Using RFID to read into the tag and generate a unique colour palette. The tag used by the user is a component capable of generating and storing unique colour combinations, we store the information in a 'seed', each 'seed' is unique and therefore the colour palette generated from it is also unique. As different tags correspond to different colour palettes, once a colour palette is generated, a tag corresponds to a unique colour palette. Users can use a tag (tag1) to light up their own colour of light (colour 1), after others use a new tag (tag2) a new colour is generated (colour 2 ) the colour of the jacket also changes. When the user rescans his own tag (tag1), the colour plate of the light will change back to the previous colour (colour1)
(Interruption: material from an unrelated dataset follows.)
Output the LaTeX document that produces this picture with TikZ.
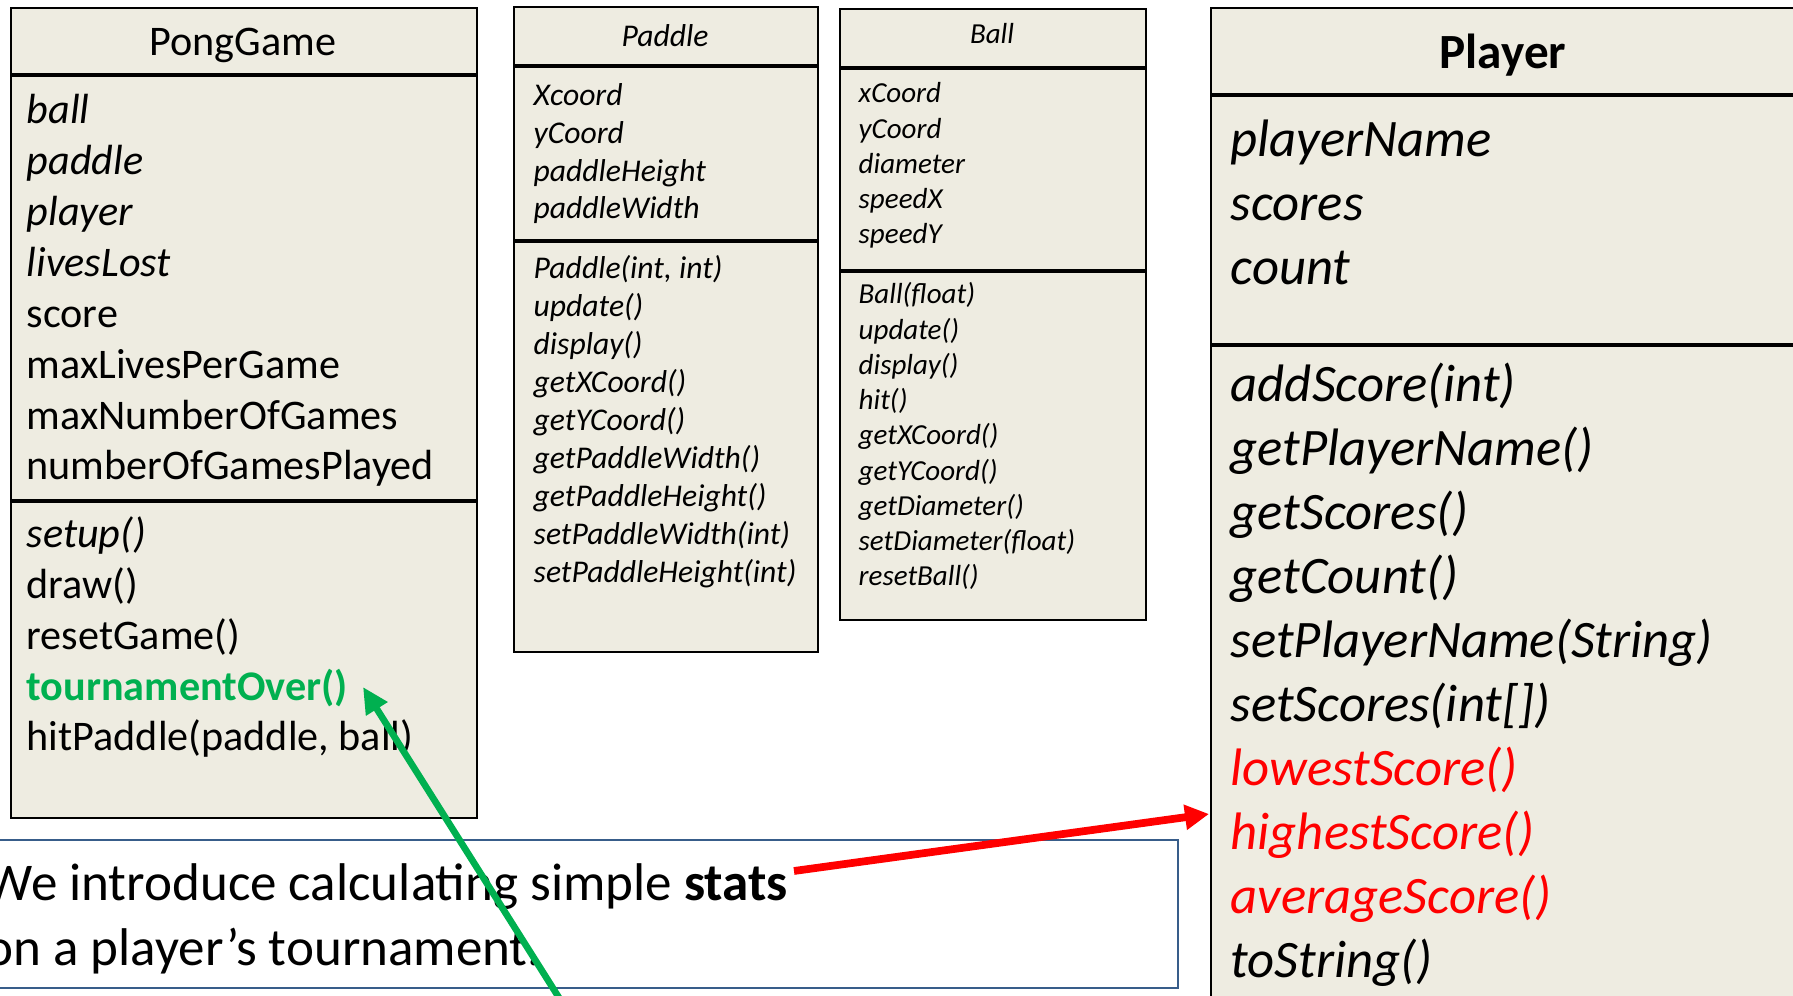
\documentclass[tikz,border=0pt]{standalone}
\usepackage{fontspec}
\setmainfont{Carlito}
\usetikzlibrary{arrows.meta}
\definecolor{tan}{HTML}{EEECE1}
\definecolor{grn}{HTML}{00B050}
\definecolor{rd}{HTML}{FF0000}
\definecolor{navy}{HTML}{385D8A}

\begin{document}
\begin{tikzpicture}[x=0.1mm,y=-0.1mm,
cls/.style = {draw,fill=tan,line width=0.6pt,anchor=north west,inner sep=0pt},
ttl/.style = {anchor=base,inner sep=0pt},
txt/.style = {anchor=base west,align=left,inner sep=0pt},
note/.style = {draw=navy,line width=0.6pt,anchor=north west,inner sep=0pt},
grnarr/.style = {draw,-{Triangle[length=2.6mm,width=2.4mm]},line width=1.9pt,grn},
redarr/.style = {draw,-{Triangle[length=2.4mm,width=2.4mm]},line width=2.2pt,rd}
]
  \useasboundingbox (0,0) rectangle (1793,996);
  \clip (0,0) rectangle (1793,996);

  \node[cls,minimum width=46.6mm,minimum height=6.6mm] (pg) at (10,7) {};
  \node[cls,minimum width=46.6mm,minimum height=42.4mm] (pgattr) at (pg.south west) {};
  \node[cls,minimum width=46.6mm,minimum height=31.6mm] (pgops) at (pgattr.south west) {};
  \node[ttl,font=\fontsize{12}{14.5}\selectfont] (pgname) at (243,56) {PongGame};
  \node[txt,font=\fontsize{12}{14.5}\selectfont] (pgattrtxt) at (26,480)
    {\textit{ball}\\\textit{paddle}\\\textit{player}\\\textit{livesLost}\\score\\maxLivesPerGame\\maxNumberOfGames\\numberOfGamesPlayed};
  \node[txt,font=\fontsize{12}{14.45}\selectfont] (pgopstxt) at (26,751)
    {\textit{setup()}\\draw()\\resetGame()\\{\color{grn}\bfseries tournamentOver()}\\hitPaddle(paddle, ball)};

  \node[cls,minimum width=30.4mm,minimum height=5.8mm] (pd) at (513,6) {};
  \node[cls,minimum width=30.4mm,minimum height=17.3mm] (pdattr) at (pd.south west) {};
  \node[cls,minimum width=30.4mm,minimum height=41mm] (pdops) at (pdattr.south west) {};
  \node[ttl,font=\fontsize{9}{10.8}\selectfont\itshape] (pdname) at (665,47) {Paddle};
  \node[txt,font=\fontsize{9}{10.8}\selectfont\itshape] (pdattrtxt) at (533,219)
    {Xcoord\\yCoord\\paddleHeight\\paddleWidth};
  \node[txt,font=\fontsize{9}{10.84}\selectfont\itshape] (pdopstxt) at (533,583)
    {Paddle(int, int)\\update()\\display()\\getXCoord()\\getYCoord()\\getPaddleWidth()\\getPaddleHeight()\\setPaddleWidth(int)\\setPaddleHeight(int)};

  \node[cls,minimum width=30.6mm,minimum height=5.8mm] (bl) at (839,8) {};
  \node[cls,minimum width=30.6mm,minimum height=20.1mm] (blattr) at (bl.south west) {};
  \node[cls,minimum width=30.6mm,minimum height=34.8mm] (blops) at (blattr.south west) {};
  \node[ttl,font=\fontsize{8.25}{10}\selectfont\itshape] (blname) at (992,44) {Ball};
  \node[txt,font=\fontsize{8.25}{10.04}\selectfont\itshape] (blattrtxt) at (858,244)
    {xCoord\\yCoord\\diameter\\speedX\\speedY};
  \node[txt,font=\fontsize{8.25}{10.03}\selectfont\itshape] (blopstxt) at (858,586)
    {Ball(float)\\update()\\display()\\hit()\\getXCoord()\\getYCoord()\\getDiameter()\\setDiameter(float)\\resetBall()};

  \node[cls,minimum width=58.7mm,minimum height=8.6mm] (pl) at (1210,7) {};
  \node[cls,minimum width=58.7mm,minimum height=24.8mm] (plattr) at (pl.south west) {};
  \node[cls,minimum width=58.7mm,minimum height=67mm] (plops) at (plattr.south west) {};
  \node[ttl,font=\fontsize{14}{17}\selectfont\bfseries] (plname) at (1503,69) {Player};
  \node[txt,font=\fontsize{15}{18.35}\selectfont\itshape] (plattrtxt) at (1230,285)
    {playerName\\scores\\count};
  \node[txt,font=\fontsize{15}{18.24}\selectfont\itshape] (plopstxt) at (1230,978)
    {addScore(int)\\getPlayerName()\\getScores()\\getCount()\\setPlayerName(String)\\setScores(int[])\\{\color{rd}lowestScore()}\\{\color{rd}highestScore()}\\{\color{rd}averageScore()}\\toString()};

  \node[note,minimum width=118.7mm,minimum height=14.8mm] (nt) at (-10,839) {};
  \node[txt,font=\fontsize{15.1}{18.5}\selectfont] (nttxt) at (-15,966)
    {We introduce calculating simple \textbf{stats}\\on a player's tournament.};

  \coordinate (gtail) at (568,1012);
  \coordinate (gtip) at (363,687);
  \coordinate (rtail) at (794,871);
  \coordinate (rtip) at (1209,814);

  \path[grnarr] (gtail) -- (gtip);
  \path[redarr] (rtail) -- (rtip);

\end{tikzpicture}
\end{document}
Using the Reed Switch and magnets to cater for interaction between multiple jackets, ideally users would interact by hugging, shaking hands etc. The light colours of the LEDs would blend or change depending on the time of their hug or handshake. The longer the two pieces of hardware are in contact with each other, the more LEDs will change colour after they are separated and the longer they will stay in place, allowing the jackets to briefly change all the lights. After a period of time the lights will return to their original colour

Final Statement

Two jackets were created to perfectly represent the interaction of the jackets for exhibition, one of which combines the unique colour palette of our planned RFID completion and the interaction between multiple garments using the Reed Switch. The other jacket is more of a showcase of what we expect the final product to look like and to demonstrate the interaction between multiple garments, so only the Reed Switch was used on this jacket. For each guest at the exhibition, we introduced them to our concept of non-static clothing and wearable technology from the beginning, communicating the problem we were trying to solve and explained the two showcased features. Guests were invited to experience these interactions.

The team also encountered some unforeseen circumstances where the brightness of the natural environment was too bright for the light and colours of the MARK II-VII to be fully visible to everyone for a period of time in the afternoon, but this only a temporary issue - the evening was able to showcase MARK II-VII at its best. There were some unexpected situations during the demonstration, where the two colours generated were too close to each other and the change in the LEDs was not obvious to the guests, and it was difficult to observe the colour change. During the demonstration of the interactive function of the reed switch, the sensors were so small that they were easily displaced and we had to mark the position of the sensors and magnets on the surface of the sleeve to make the interaction process go more smoothly.

Throughout the afternoon and evening of the exhibition, almost all of the guests expressed their approval and support for our products. The team was delighted with the unanimously positive response and interest in the final product of the MARK II-VII. The team's confidence was boosted by the positive reactions from guests who marvelled and even laughed when they used the tag to light up their own unique colour palette and noticed a change in the colour of their clothes during the interaction. The team also received some unique insights. In terms of interaction, for example the use of sensors to monitor elbow movements when the user performs a wave to say hello the colour changes, or the colour of the garment has a corresponding state in a certain environment or state. There were also multiple guests asking very practical questions about how this all-wire garment should be cleaned, and so on. The feedback not only gave the team new inspiration, but also allowed us to reflect on what things we hadn't considered and what could have been done better.

The next phase of the project will see the team considering how to make the human pose and interaction more refined and reliable, such as developing more gestures or movements that can generate interaction. Perhaps the reed sensor hardware will be replaced, as it is inherently fragile and not optimal for the way MARK II-VII interactions are generated. The team will also take into account more practical dressing needs such as washing and comfort in order to maximise the optimisation of the MARK II-VII.